Curiosidades bolivarianas
Boas maneiras – É de bom tom tratar a primeira dama, Cilia Flores, como “Primeira Combatente Revolucionária”. É de mau tom, senão mesmo impossível, perguntar-lhe como estão os seus dois sobrinhos (presos nos EUA por narcotráfico).
Momentos de humor – Entre as medidas para combater a crise está a criação de um Ministério da Agricultura Urbana; uma candidata do PSUV propôs que se semeassem plantas de paracetamol para resolver a falta de antiinflamatórios; na Venezuela não há escassez de capital.

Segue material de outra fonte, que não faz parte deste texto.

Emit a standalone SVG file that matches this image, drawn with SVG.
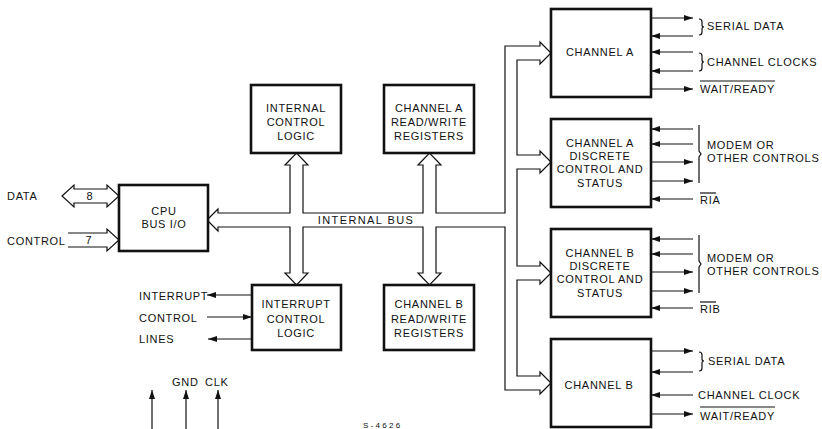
<svg xmlns="http://www.w3.org/2000/svg" width="822" height="429" viewBox="0 0 822 429">
<defs>
<style>
text{font-family:"Liberation Sans","DejaVu Sans",Arial,sans-serif;font-size:11px;letter-spacing:0.7px;fill:#111}
.c{text-anchor:middle}
.box{fill:#fff;stroke:#111;stroke-width:2.6}
.ln{fill:none;stroke:#111;stroke-width:1.2}
.sig{fill:none;stroke:#111;stroke-width:1.2;marker-end:url(#ah)}
.hol{fill:#fff;stroke:#111;stroke-width:1.2;stroke-linejoin:miter}
</style>
<marker id="ah" markerWidth="9" markerHeight="6" refX="9" refY="3" orient="auto" markerUnits="userSpaceOnUse"><path d="M0,0 L9,3 L0,6 z" fill="#111"/></marker>
</defs>
<rect width="822" height="429" fill="#fff"/>

<g id="connectors">
<!-- internal bus -->
<path class="hol" d="M207,220 L218,209 L218,213 L290,213 L290,165 L285,165 L296.5,153 L308,165 L303,165 L303,213 L423,213 L423,165 L418,165 L429.5,153 L441,165 L436,165 L436,213 L505,213 L505,46 L540,46 L540,42 L551,53 L540,64 L540,60 L517,60 L517,155 L540,155 L540,151 L551,162 L540,173 L540,169 L517,169 L517,266 L540,266 L540,262 L551,273 L540,284 L540,280 L517,280 L517,376 L540,376 L540,372 L551,383 L540,394 L540,390 L505,390 L505,227 L436,227 L436,273 L441,273 L429.5,285 L418,273 L423,273 L423,227 L303,227 L303,273 L308,273 L296.5,285 L285,273 L290,273 L290,227 L218,227 L218,231 Z"/>
<!-- data / control -->
<path class="hol" d="M62,196 L74,185 L74,189 L107,189 L107,185 L119,196 L107,207 L107,203 L74,203 L74,207 Z"/>
<path class="hol" d="M68,233 L107,233 L107,229 L119,240 L107,251 L107,247 L68,247"/>
<!-- interrupt lines -->
<line class="sig" x1="252" y1="295" x2="207" y2="295"/>
<line class="sig" x1="207" y1="317" x2="252" y2="317"/>
<line class="sig" x1="252" y1="339" x2="208" y2="339"/>
<!-- gnd / clk -->
<line class="sig" x1="152" y1="429" x2="152" y2="390"/>
<line class="sig" x1="186" y1="429" x2="186" y2="390"/>
<line class="sig" x1="218" y1="429" x2="218" y2="390"/>
<!-- channel A -->
<line class="sig" x1="651" y1="18" x2="693" y2="18"/>
<line class="sig" x1="693" y1="36" x2="651" y2="36"/>
<line class="sig" x1="693" y1="52" x2="651" y2="52"/>
<line class="sig" x1="693" y1="71" x2="651" y2="71"/>
<line class="sig" x1="651" y1="89" x2="693" y2="89"/>
<!-- channel A discrete -->
<line class="sig" x1="693" y1="129" x2="651" y2="129"/>
<line class="sig" x1="693" y1="144" x2="651" y2="144"/>
<line class="sig" x1="651" y1="162" x2="693" y2="162"/>
<line class="sig" x1="651" y1="181" x2="693" y2="181"/>
<line class="sig" x1="693" y1="199" x2="651" y2="199"/>
<!-- channel B discrete -->
<line class="sig" x1="693" y1="239" x2="651" y2="239"/>
<line class="sig" x1="693" y1="254" x2="651" y2="254"/>
<line class="sig" x1="651" y1="272" x2="693" y2="272"/>
<line class="sig" x1="651" y1="291" x2="693" y2="291"/>
<line class="sig" x1="693" y1="308" x2="651" y2="308"/>
<!-- channel B -->
<line class="sig" x1="651" y1="351" x2="693" y2="351"/>
<line class="sig" x1="693" y1="372" x2="651" y2="372"/>
<line class="sig" x1="693" y1="395" x2="651" y2="395"/>
<line class="sig" x1="651" y1="414" x2="693" y2="414"/>
<!-- braces -->
<path class="ln" d="M699,19 Q702,19 702,22 L702,25 Q702,27 704,27 Q702,27 702,29 L702,32 Q702,35 699,35"/>
<path class="ln" d="M699,53 Q702,53 702,56 L702,60 Q702,62 704,62 Q702,62 702,64 L702,68 Q702,71 699,71"/>
<path class="ln" d="M699,125 L699,151 L701,154 L699,157 L699,183"/>
<path class="ln" d="M699,235 L699,261 L701,264 L699,267 L699,293"/>
<path class="ln" d="M699,352 Q702,352 702,355 L702,359 Q702,361 704,361 Q702,361 702,363 L702,368 Q702,371 699,371"/>
<!-- overlines -->
<line class="ln" x1="700" y1="81" x2="775" y2="81"/>
<line class="ln" x1="700" y1="193" x2="716" y2="193"/>
<line class="ln" x1="700" y1="302" x2="716" y2="302"/>
<line class="ln" x1="700" y1="407" x2="775" y2="407"/>
</g>

<g id="cpu-bus-io">
<rect class="box" x="119" y="185" width="89" height="66"/>
<text class="c" x="164" y="215">CPU</text>
<text class="c" x="164" y="228">BUS I/O</text>
</g>
<g id="internal-control-logic">
<rect class="box" x="251" y="85" width="90" height="68"/>
<text class="c" x="296" y="112">INTERNAL</text>
<text class="c" x="296" y="126">CONTROL</text>
<text class="c" x="296" y="140">LOGIC</text>
</g>
<g id="channel-a-rw">
<rect class="box" x="384" y="85" width="90" height="68"/>
<text class="c" x="429" y="112">CHANNEL A</text>
<text class="c" x="429" y="126">READ/WRITE</text>
<text class="c" x="429" y="140">REGISTERS</text>
</g>
<g id="interrupt-control-logic">
<rect class="box" x="252" y="285" width="89" height="65"/>
<text class="c" x="296" y="308">INTERRUPT</text>
<text class="c" x="296" y="323">CONTROL</text>
<text class="c" x="296" y="337">LOGIC</text>
</g>
<g id="channel-b-rw">
<rect class="box" x="384" y="285" width="90" height="65"/>
<text class="c" x="429" y="308">CHANNEL B</text>
<text class="c" x="429" y="323">READ/WRITE</text>
<text class="c" x="429" y="337">REGISTERS</text>
</g>
<g id="channel-a">
<rect class="box" x="551" y="9" width="100" height="88"/>
<text class="c" x="600" y="56">CHANNEL A</text>
</g>
<g id="channel-a-discrete">
<rect class="box" x="551" y="119" width="100" height="88"/>
<text class="c" x="600" y="147">CHANNEL A</text>
<text class="c" x="600" y="160">DISCRETE</text>
<text class="c" x="600" y="173">CONTROL AND</text>
<text class="c" x="600" y="187">STATUS</text>
</g>
<g id="channel-b-discrete">
<rect class="box" x="551" y="229" width="100" height="88"/>
<text class="c" x="600" y="257">CHANNEL B</text>
<text class="c" x="600" y="270">DISCRETE</text>
<text class="c" x="600" y="283">CONTROL AND</text>
<text class="c" x="600" y="297">STATUS</text>
</g>
<g id="channel-b">
<rect class="box" x="551" y="339" width="100" height="88"/>
<text class="c" x="599" y="389">CHANNEL B</text>
</g>

<g id="labels">
<text x="7" y="200">DATA</text>
<text x="7" y="245">CONTROL</text>
<text class="c" x="90" y="200">8</text>
<text class="c" x="89" y="244">7</text>
<text class="c" x="366" y="224" style="letter-spacing:1.4px">INTERNAL BUS</text>
<text x="139" y="300">INTERRUPT</text>
<text x="139" y="322">CONTROL</text>
<text x="139" y="343">LINES</text>
<text x="172" y="386">GND</text>
<text x="205" y="386">CLK</text>
<text x="363" y="428" style="font-size:8px;letter-spacing:2.3px">S-4626</text>
<text x="707" y="30">SERIAL DATA</text>
<text x="707" y="66">CHANNEL CLOCKS</text>
<text x="700" y="93">WAIT/READY</text>
<text x="707" y="149">MODEM OR</text>
<text x="707" y="162">OTHER CONTROLS</text>
<text x="700" y="204">RIA</text>
<text x="707" y="262">MODEM OR</text>
<text x="707" y="275">OTHER CONTROLS</text>
<text x="700" y="313">RIB</text>
<text x="708" y="365">SERIAL DATA</text>
<text x="698" y="399">CHANNEL CLOCK</text>
<text x="700" y="420">WAIT/READY</text>
</g>
</svg>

Há, isso sim, «uma greve de investimentos dos empresários»
Guerra de símbolos – Chavéz já tinha mudado o nome do país para República Bolivariana da Venezuela, em honra de Simón Bolívar. Depois, mandou exumar o seu cadáver para se certificar que não tinha sido envenenado, como suspeitava. De caminho, mandou estudar-lhe o crânio e executar uma polémica reconstrução digital da face, que esteve exposta no Parlamento até que o novo presidente da Assembleia, da oposição, a mandou retirar por entender que tinha motivações políticas.